Continue reading "What we're up against"


May 24, 2006

Our YES man

Craig Mod
Last of the Red Hot Poppas

I love our Japanese paper man. He's small and spry and keeps saying, "YES YES YES" in Japanese while you speak to him. He's in his 60s with big, wild eyes behind huge bifocals. "YES YES YES" is forever coming out of his mouth.

We want it to be a poster, we say, and he screams back "YES YES YES!" Folded like this, we say. "YES! I SEE!"

And off he goes to his wall of paper samples. Mumbling and YESing as he quickly snaps a handful of sample packets from the massive wall. They come flying at us — literally, he's throwing them onto the table — whilst never taking his eyes off the wall. A finger held in the air, nose up, searching. He dumps four, five, six packets, each with three or four pages swung out for us to inspect.

He loves our idea — I think this is the most exciting project he's seen in ages. But I get the feeling he loves everything. Everything is great. Everything deserves a YES. And he is going to show you how it can be done.

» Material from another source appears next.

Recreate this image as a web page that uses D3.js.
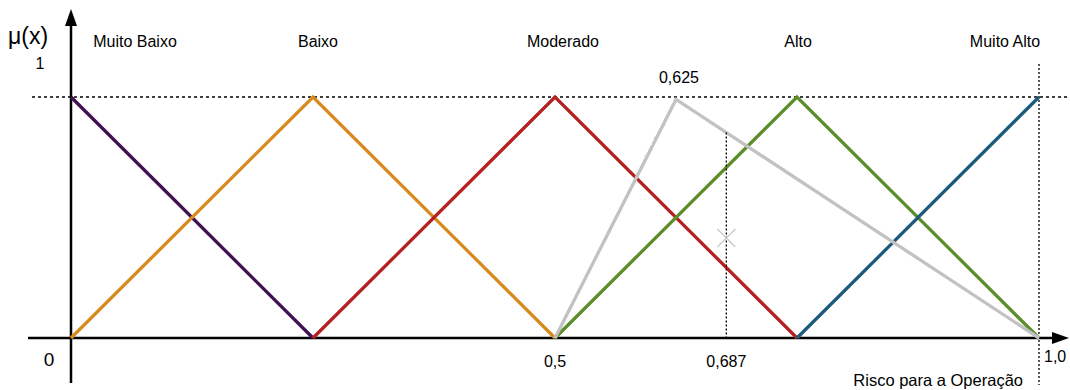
<!DOCTYPE html>
<html><head><meta charset="utf-8">
<script src="https://cdn.jsdelivr.net/npm/d3@7"></script>
<style>body{margin:0;background:#fff}svg{display:block}text{font-family:"Liberation Sans",Arial,sans-serif;fill:#000}</style>
</head><body><div id="chart"></div>
<script>
const setNames = ["Muito Baixo","Baixo","Moderado","Alto","Muito Alto"];
const muitoBaixo = [[0,1],[0.25,0]];
const baixo = [[0,0],[0.25,1],[0.5,0]];
const moderado = [[0.25,0],[0.5,1],[0.75,0]];
const alto = [[0.5,0],[0.75,1],[1,0]];
const muitoAlto = [[0.75,0],[1,1]];
const resultado = [[0.5,0],[0.625,0.99],[1,0]];
const setColors = ["#3f1150","#d98a1f","#b52020","#5b8e2b","#1c5a7b"];
const crispX = 0.677, crispY = 0.415;
const xTickVals = [0.5, 0.677];
const xTickLabels = ["0,5","0,687"];

const W=1070,H=390;
const svg=d3.select("#chart").append("svg").attr("width",W).attr("height",H);
const x=d3.scaleLinear().domain([0,1]).range([71,1039]);
const y=d3.scaleLinear().domain([0,1]).range([338,97]);
const line=d3.line().x(d=>x(d[0])).y(d=>y(d[1]));

// axes
svg.append("line").attr("x1",28).attr("x2",1056).attr("y1",y(0)).attr("y2",y(0)).attr("stroke","#000").attr("stroke-width",2.5);
svg.append("line").attr("x1",x(0)).attr("x2",x(0)).attr("y1",383).attr("y2",24).attr("stroke","#000").attr("stroke-width",2.5);
svg.append("path").attr("d",`M${x(0)-6},26 L${x(0)},9 L${x(0)+6},26 Z`).attr("fill","#000");
svg.append("path").attr("d",`M1052,${y(0)-6} L1069,${y(0)} L1052,${y(0)+6} Z`).attr("fill","#000");

// reference dotted lines
svg.append("line").attr("x1",32).attr("x2",1068).attr("y1",y(1)).attr("y2",y(1)).attr("stroke","#000").attr("stroke-width",1.3).attr("stroke-dasharray","3,3");
svg.append("line").attr("x1",x(1)).attr("x2",x(1)).attr("y1",64).attr("y2",385).attr("stroke","#000").attr("stroke-width",1.3).attr("stroke-dasharray","2,2");

const series=[muitoBaixo,baixo,moderado,alto,muitoAlto];
series.forEach((s,i)=>{
  svg.append("path").attr("d",line(s)).attr("fill","none").attr("stroke",setColors[i]).attr("stroke-width",3.3).attr("stroke-linejoin","miter");
});

// gray result
const defs=svg.append("defs");
const f=defs.append("filter").attr("id","rough");
f.append("feTurbulence").attr("type","fractalNoise").attr("baseFrequency",0.9).attr("numOctaves",1).attr("result","n");
f.append("feDisplacementMap").attr("in","SourceGraphic").attr("in2","n").attr("scale",2);
svg.append("path").attr("d",line(resultado)).attr("fill","none").attr("stroke","#c2c2c2").attr("stroke-width",3.3).attr("filter","url(#rough)");

// crisp line
const gy=resultado[1][1]*(1-crispX)/(1-resultado[1][0]);
svg.append("line").attr("x1",x(crispX)).attr("x2",x(crispX)).attr("y1",y(gy)).attr("y2",y(0)).attr("stroke","#000").attr("stroke-width",1.3).attr("stroke-dasharray","2,2");
const cx=x(crispX),cy=y(crispY);
svg.append("path").attr("d",`M${cx-9},${cy-9}L${cx+9},${cy+9}M${cx-9},${cy+9}L${cx+9},${cy-9}`).attr("stroke","#c8c8c8").attr("stroke-width",1.2);

// labels
svg.selectAll(".sn").data(setNames).enter().append("text")
 .attr("x",(d,i)=>[135,318,563,798,1005][i]).attr("y",47).attr("text-anchor","middle").attr("font-size",16).text(d=>d);
svg.append("text").attr("x",679).attr("y",83).attr("text-anchor","middle").attr("font-size",16).text("0,625");
svg.append("text").attr("x",8).attr("y",44).attr("font-size",23).text("μ(x)");
svg.append("text").attr("x",40).attr("y",69).attr("text-anchor","middle").attr("font-size",16).text("1");
svg.append("text").attr("x",49).attr("y",366).attr("text-anchor","middle").attr("font-size",19).text("0");
xTickVals.forEach((v,i)=>{
  svg.append("text").attr("x",x(v)).attr("y",367).attr("text-anchor","middle").attr("font-size",16).text(xTickLabels[i]);
});
svg.append("text").attr("x",1044).attr("y",362).attr("font-size",16).text("1,0");
svg.append("text").attr("x",1023).attr("y",386).attr("text-anchor","end").attr("font-size",16.5).text("Risco para a Operação");
</script></body></html>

He rifles through the samples going back and forth, explaining fold quality vs. print quality vs. thickness vs. finish vs ... It never ends. And his explanations are all full of paper history. YES! This is a good paper because ... This was actually used in a book I made in 1968, YES! Excellent quality.

After designing two books blind — in totally different continents than the printers, having to defer to mysterious Icelanders or slack-jawed Americans for material availability — being able to sit here in the paper shop with the Yes Man, digging through his files and brain is like getting a new set of perfect eyes. It also happens to be a lot of fun.

And from the way things are looking, our next book should be damn handsome.